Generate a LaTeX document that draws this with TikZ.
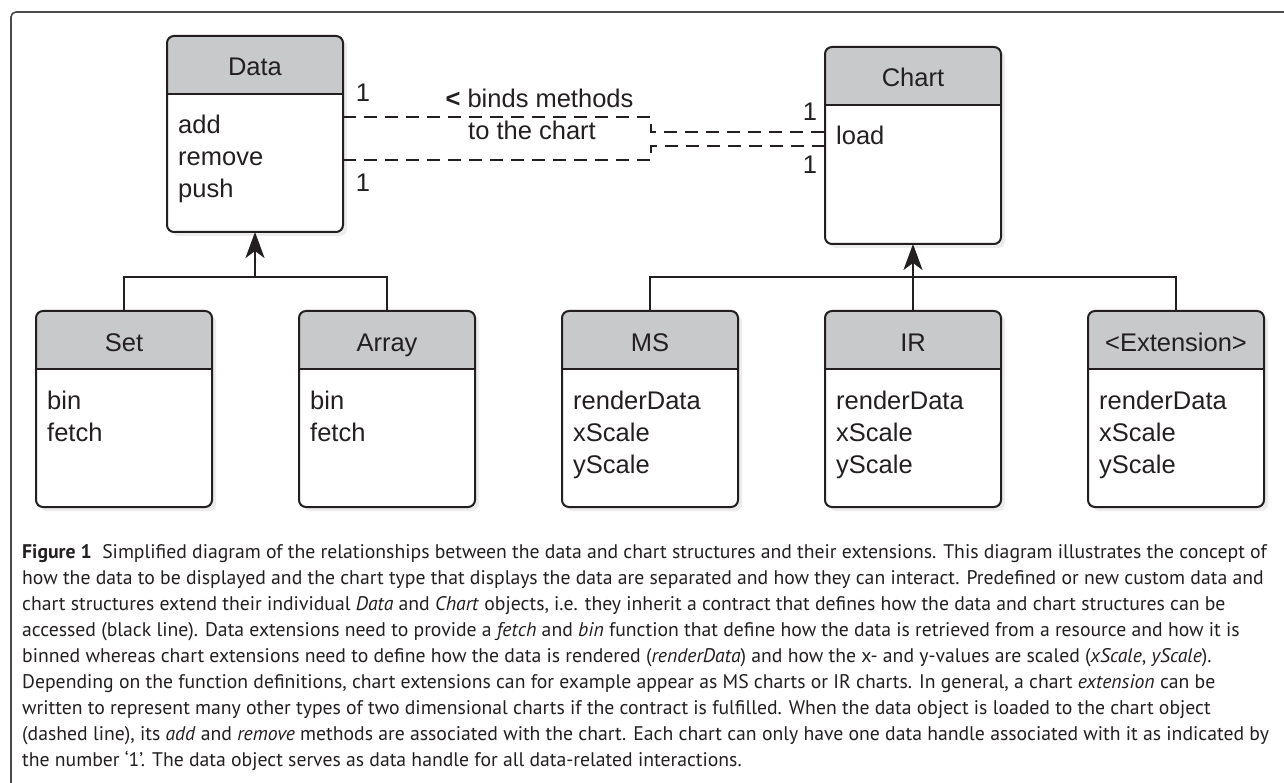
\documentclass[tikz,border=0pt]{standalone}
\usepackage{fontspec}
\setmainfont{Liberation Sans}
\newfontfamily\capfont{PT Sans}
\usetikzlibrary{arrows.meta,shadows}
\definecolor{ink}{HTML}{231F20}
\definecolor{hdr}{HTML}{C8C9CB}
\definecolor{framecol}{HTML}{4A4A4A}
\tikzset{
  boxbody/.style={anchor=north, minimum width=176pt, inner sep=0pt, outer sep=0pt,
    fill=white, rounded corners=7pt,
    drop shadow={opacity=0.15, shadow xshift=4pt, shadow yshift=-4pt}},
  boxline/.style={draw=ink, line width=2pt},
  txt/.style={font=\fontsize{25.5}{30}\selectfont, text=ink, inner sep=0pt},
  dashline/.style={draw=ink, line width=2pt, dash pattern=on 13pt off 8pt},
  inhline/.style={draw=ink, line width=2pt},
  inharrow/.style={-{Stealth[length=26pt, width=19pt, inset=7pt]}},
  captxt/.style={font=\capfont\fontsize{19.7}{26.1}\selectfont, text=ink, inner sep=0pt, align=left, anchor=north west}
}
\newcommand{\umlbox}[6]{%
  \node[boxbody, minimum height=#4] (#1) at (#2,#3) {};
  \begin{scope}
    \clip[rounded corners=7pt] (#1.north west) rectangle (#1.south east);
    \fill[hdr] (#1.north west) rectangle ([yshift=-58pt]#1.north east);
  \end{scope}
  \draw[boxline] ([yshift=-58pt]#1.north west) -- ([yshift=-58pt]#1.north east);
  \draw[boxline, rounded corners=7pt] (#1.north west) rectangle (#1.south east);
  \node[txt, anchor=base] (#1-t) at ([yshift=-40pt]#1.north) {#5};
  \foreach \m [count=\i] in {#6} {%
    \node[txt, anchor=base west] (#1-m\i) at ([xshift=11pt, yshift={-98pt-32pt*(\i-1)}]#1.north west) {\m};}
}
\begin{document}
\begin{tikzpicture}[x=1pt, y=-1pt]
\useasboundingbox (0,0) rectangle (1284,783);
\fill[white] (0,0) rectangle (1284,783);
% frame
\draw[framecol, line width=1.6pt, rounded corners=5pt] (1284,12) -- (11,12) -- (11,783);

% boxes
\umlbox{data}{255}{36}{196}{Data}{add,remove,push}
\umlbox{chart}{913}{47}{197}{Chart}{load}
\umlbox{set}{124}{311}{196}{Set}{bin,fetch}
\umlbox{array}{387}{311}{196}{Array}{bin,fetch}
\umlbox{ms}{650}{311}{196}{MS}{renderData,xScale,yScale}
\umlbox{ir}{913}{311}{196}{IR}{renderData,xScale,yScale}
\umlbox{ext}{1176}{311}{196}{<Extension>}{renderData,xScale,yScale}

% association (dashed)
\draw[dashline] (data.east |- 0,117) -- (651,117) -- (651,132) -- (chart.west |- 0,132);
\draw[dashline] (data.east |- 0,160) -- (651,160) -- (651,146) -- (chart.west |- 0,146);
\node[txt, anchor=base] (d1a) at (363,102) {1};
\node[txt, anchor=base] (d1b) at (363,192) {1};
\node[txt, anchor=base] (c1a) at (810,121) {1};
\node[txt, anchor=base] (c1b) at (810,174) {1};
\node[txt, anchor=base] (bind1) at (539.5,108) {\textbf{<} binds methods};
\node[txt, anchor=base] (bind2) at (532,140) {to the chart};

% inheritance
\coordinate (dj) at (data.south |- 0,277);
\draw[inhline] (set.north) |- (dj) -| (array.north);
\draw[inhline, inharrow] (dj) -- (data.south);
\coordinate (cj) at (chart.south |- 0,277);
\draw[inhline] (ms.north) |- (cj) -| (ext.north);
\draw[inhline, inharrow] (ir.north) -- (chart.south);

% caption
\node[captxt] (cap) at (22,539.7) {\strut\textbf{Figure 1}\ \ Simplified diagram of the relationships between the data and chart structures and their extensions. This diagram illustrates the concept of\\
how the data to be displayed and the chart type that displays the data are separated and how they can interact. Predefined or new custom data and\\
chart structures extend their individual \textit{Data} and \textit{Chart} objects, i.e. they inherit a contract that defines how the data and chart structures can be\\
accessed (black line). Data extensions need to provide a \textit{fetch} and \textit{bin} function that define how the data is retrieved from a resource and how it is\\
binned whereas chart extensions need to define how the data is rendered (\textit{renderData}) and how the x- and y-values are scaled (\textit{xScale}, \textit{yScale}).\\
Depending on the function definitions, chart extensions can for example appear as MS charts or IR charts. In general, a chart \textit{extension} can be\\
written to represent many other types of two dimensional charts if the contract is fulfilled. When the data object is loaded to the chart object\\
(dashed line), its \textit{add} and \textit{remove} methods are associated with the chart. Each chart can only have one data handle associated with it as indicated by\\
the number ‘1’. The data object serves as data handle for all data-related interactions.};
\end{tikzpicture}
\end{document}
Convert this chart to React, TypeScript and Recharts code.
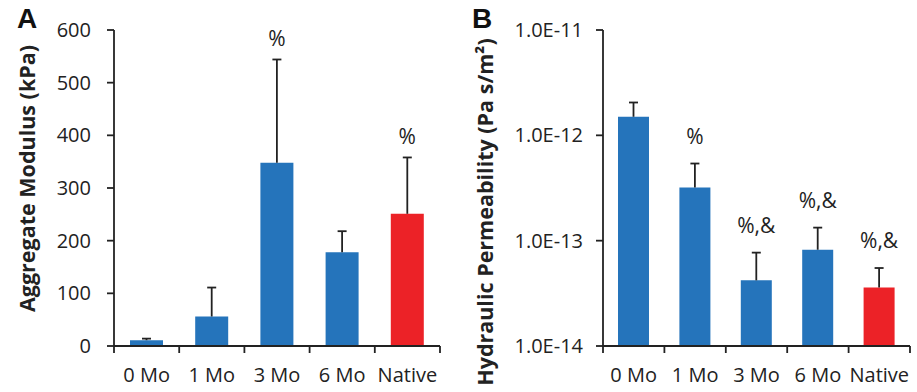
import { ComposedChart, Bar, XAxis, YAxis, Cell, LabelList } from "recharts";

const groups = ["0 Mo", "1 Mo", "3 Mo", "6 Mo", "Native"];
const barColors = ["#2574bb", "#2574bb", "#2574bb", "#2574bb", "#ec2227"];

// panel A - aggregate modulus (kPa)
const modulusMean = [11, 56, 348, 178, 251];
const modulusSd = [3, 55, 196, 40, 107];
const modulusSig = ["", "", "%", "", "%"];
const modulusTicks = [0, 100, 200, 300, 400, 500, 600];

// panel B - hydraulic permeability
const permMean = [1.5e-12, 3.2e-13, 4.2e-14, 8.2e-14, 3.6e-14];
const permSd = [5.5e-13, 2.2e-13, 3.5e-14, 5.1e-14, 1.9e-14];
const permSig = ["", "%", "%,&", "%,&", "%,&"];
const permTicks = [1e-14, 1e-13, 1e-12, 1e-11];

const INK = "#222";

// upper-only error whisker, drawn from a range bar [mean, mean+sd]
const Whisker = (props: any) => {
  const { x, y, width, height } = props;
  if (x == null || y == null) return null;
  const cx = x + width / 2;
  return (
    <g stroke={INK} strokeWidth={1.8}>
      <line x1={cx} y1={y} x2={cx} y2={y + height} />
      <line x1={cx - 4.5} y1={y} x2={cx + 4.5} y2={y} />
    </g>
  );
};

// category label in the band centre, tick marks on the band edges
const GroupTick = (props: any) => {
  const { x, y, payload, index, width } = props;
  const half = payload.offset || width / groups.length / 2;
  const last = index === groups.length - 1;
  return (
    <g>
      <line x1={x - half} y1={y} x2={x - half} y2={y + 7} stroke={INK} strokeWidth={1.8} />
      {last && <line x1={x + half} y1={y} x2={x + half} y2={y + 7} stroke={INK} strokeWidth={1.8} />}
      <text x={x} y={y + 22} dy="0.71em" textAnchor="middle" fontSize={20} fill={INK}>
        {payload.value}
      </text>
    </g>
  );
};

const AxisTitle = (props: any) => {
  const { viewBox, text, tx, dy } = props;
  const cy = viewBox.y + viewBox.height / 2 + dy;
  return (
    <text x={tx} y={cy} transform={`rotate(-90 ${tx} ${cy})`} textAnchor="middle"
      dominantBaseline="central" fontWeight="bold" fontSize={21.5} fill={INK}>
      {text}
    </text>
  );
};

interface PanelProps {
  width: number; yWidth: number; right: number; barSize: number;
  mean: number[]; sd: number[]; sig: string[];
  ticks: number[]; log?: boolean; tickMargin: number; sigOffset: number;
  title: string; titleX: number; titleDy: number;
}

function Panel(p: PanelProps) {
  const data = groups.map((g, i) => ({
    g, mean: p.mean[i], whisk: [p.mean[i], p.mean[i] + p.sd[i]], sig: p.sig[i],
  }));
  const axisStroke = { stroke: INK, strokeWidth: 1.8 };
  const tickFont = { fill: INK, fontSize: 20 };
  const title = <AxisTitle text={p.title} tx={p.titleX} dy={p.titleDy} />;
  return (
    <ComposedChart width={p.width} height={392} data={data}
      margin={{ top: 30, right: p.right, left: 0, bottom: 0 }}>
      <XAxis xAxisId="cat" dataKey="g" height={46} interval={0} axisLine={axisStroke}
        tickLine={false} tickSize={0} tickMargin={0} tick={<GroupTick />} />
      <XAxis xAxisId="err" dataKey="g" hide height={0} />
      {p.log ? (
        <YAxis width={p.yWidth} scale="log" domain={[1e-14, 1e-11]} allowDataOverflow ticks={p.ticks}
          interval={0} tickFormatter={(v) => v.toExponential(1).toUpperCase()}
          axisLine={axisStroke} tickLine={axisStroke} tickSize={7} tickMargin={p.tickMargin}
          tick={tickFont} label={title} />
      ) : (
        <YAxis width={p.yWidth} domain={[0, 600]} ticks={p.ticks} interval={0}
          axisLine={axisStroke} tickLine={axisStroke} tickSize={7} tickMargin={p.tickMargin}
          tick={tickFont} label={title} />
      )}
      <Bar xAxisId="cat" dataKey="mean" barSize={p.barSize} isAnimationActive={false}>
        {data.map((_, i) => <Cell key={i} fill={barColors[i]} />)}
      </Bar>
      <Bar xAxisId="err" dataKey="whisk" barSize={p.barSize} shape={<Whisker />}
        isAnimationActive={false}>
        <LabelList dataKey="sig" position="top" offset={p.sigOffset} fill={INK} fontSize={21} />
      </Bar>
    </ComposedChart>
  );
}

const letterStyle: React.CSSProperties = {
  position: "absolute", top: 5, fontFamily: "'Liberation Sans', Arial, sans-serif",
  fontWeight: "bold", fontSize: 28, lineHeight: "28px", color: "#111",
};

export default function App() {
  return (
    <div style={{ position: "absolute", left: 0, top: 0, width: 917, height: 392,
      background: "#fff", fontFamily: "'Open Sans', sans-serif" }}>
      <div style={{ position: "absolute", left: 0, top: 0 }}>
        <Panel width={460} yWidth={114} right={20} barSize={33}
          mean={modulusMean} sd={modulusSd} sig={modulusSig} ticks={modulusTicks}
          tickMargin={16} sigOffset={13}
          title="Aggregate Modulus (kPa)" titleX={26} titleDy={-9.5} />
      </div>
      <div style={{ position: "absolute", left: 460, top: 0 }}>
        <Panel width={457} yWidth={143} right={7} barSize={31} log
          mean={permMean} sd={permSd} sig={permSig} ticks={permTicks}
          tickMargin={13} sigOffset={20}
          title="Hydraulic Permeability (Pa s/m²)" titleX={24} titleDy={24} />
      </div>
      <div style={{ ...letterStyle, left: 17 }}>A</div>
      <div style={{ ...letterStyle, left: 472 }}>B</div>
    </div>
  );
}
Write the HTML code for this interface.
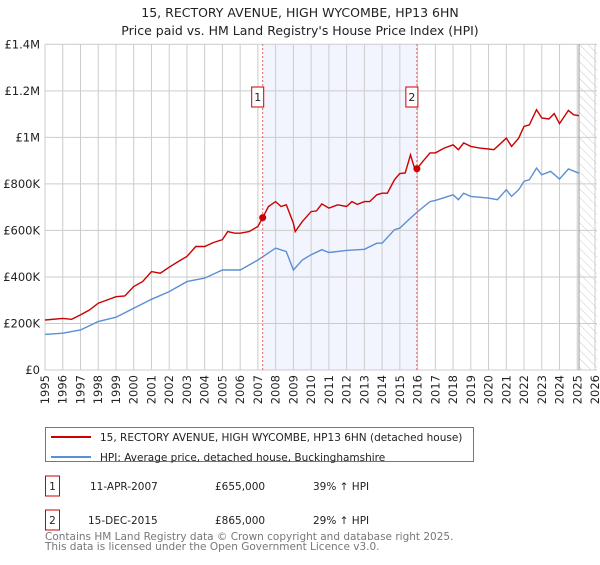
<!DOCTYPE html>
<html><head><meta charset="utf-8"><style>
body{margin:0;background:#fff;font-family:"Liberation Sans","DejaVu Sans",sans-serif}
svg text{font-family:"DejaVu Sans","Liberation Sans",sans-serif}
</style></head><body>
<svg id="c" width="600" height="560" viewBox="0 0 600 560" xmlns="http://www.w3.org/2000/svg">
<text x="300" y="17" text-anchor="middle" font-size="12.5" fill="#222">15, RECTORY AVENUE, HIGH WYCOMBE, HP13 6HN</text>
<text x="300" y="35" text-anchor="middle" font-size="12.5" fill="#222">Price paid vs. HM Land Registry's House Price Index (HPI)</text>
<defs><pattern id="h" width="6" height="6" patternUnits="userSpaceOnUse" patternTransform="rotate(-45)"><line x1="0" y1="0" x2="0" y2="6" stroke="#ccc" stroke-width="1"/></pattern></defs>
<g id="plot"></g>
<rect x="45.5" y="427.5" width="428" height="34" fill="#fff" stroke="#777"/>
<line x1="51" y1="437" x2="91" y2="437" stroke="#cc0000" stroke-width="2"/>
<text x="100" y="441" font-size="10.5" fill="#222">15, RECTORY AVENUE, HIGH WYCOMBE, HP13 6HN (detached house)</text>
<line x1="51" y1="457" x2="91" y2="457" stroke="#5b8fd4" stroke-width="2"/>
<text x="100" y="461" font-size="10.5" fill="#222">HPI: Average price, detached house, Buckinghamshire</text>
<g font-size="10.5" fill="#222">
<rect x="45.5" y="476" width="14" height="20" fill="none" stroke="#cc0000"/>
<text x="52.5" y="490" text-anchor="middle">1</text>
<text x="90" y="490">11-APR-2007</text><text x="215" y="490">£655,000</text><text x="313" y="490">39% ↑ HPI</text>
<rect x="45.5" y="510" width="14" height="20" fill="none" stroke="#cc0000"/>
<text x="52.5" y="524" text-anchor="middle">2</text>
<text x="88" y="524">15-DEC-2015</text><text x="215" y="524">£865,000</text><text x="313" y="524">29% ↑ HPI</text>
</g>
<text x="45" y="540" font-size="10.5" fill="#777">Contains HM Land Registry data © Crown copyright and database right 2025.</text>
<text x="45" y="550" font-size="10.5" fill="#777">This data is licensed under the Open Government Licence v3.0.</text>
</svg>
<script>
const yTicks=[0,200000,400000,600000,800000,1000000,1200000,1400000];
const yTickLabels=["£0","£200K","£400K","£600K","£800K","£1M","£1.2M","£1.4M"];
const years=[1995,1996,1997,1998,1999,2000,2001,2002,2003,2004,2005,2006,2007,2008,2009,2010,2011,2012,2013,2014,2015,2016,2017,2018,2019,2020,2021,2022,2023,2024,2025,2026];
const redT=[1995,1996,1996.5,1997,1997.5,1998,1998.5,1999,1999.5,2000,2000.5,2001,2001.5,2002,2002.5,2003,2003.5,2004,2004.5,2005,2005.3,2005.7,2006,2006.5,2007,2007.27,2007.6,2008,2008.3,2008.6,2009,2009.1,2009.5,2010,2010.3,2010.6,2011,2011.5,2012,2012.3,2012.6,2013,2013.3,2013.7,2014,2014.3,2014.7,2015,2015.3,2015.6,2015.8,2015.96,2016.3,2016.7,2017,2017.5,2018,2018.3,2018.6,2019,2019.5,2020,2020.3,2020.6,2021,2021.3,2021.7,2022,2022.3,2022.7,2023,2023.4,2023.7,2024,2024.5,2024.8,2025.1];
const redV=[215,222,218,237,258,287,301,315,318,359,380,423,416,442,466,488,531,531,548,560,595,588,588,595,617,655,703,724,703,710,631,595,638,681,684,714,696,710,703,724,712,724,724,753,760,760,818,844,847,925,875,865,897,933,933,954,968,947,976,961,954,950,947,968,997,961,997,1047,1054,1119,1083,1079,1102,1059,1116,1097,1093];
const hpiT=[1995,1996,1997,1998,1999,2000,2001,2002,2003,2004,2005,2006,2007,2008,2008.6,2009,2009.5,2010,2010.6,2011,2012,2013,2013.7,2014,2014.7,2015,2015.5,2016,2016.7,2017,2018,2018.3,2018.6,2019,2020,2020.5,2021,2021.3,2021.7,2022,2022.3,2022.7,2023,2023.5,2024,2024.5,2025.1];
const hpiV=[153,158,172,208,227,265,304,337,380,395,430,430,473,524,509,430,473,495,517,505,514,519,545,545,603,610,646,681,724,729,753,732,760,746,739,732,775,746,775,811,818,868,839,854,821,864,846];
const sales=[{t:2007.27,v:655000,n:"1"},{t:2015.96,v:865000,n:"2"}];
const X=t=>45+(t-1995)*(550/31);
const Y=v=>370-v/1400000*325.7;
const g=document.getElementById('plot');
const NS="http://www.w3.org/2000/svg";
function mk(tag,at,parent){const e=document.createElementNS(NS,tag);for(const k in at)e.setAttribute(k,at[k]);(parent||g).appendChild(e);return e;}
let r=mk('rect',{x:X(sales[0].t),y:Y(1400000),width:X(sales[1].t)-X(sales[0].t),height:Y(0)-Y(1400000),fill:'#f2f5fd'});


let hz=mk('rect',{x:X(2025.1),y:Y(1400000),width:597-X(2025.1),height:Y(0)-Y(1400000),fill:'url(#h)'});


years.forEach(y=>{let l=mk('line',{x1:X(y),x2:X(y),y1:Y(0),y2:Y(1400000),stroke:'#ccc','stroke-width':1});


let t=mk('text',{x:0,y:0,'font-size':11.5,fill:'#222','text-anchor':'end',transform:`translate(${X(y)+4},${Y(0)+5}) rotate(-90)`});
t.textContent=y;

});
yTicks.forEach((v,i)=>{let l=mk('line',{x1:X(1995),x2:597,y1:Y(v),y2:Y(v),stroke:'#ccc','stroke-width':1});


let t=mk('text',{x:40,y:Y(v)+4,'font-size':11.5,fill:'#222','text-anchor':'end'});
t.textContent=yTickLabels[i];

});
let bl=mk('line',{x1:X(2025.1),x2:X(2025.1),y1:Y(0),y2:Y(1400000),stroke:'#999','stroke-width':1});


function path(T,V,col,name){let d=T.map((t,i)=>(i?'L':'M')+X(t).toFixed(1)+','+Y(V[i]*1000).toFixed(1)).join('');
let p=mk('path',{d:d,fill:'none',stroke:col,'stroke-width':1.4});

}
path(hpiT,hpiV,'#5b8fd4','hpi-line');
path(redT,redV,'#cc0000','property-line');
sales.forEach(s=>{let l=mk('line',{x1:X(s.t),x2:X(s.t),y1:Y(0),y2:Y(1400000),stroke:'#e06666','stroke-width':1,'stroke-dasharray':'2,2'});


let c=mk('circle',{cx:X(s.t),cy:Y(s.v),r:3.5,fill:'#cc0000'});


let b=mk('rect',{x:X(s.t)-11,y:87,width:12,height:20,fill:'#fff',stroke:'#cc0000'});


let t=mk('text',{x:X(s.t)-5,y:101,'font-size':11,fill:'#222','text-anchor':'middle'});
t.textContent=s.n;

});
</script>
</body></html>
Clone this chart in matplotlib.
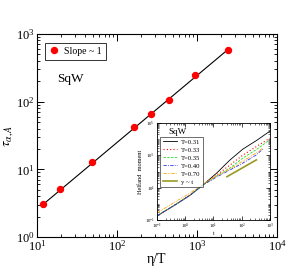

= = = = = = =

> _Task to complete_: Copy exactly the lines from the first line of the records above through the line with "(11,12) -- (11,783);", both included, and nothing else. Pictures stay out.

> _Solved exercise_:
Generate a LaTeX document that draws this with TikZ.
\documentclass[tikz,border=0pt]{standalone}
\usepackage{fontspec}
\setmainfont{Liberation Sans}
\newfontfamily\capfont{PT Sans}
\usetikzlibrary{arrows.meta,shadows}
\definecolor{ink}{HTML}{231F20}
\definecolor{hdr}{HTML}{C8C9CB}
\definecolor{framecol}{HTML}{4A4A4A}
\tikzset{
  boxbody/.style={anchor=north, minimum width=176pt, inner sep=0pt, outer sep=0pt,
    fill=white, rounded corners=7pt,
    drop shadow={opacity=0.15, shadow xshift=4pt, shadow yshift=-4pt}},
  boxline/.style={draw=ink, line width=2pt},
  txt/.style={font=\fontsize{25.5}{30}\selectfont, text=ink, inner sep=0pt},
  dashline/.style={draw=ink, line width=2pt, dash pattern=on 13pt off 8pt},
  inhline/.style={draw=ink, line width=2pt},
  inharrow/.style={-{Stealth[length=26pt, width=19pt, inset=7pt]}},
  captxt/.style={font=\capfont\fontsize{19.7}{26.1}\selectfont, text=ink, inner sep=0pt, align=left, anchor=north west}
}
\newcommand{\umlbox}[6]{%
  \node[boxbody, minimum height=#4] (#1) at (#2,#3) {};
  \begin{scope}
    \clip[rounded corners=7pt] (#1.north west) rectangle (#1.south east);
    \fill[hdr] (#1.north west) rectangle ([yshift=-58pt]#1.north east);
  \end{scope}
  \draw[boxline] ([yshift=-58pt]#1.north west) -- ([yshift=-58pt]#1.north east);
  \draw[boxline, rounded corners=7pt] (#1.north west) rectangle (#1.south east);
  \node[txt, anchor=base] (#1-t) at ([yshift=-40pt]#1.north) {#5};
  \foreach \m [count=\i] in {#6} {%
    \node[txt, anchor=base west] (#1-m\i) at ([xshift=11pt, yshift={-98pt-32pt*(\i-1)}]#1.north west) {\m};}
}
\begin{document}
\begin{tikzpicture}[x=1pt, y=-1pt]
\useasboundingbox (0,0) rectangle (1284,783);
\fill[white] (0,0) rectangle (1284,783);
% frame
\draw[framecol, line width=1.6pt, rounded corners=5pt] (1284,12) -- (11,12) -- (11,783);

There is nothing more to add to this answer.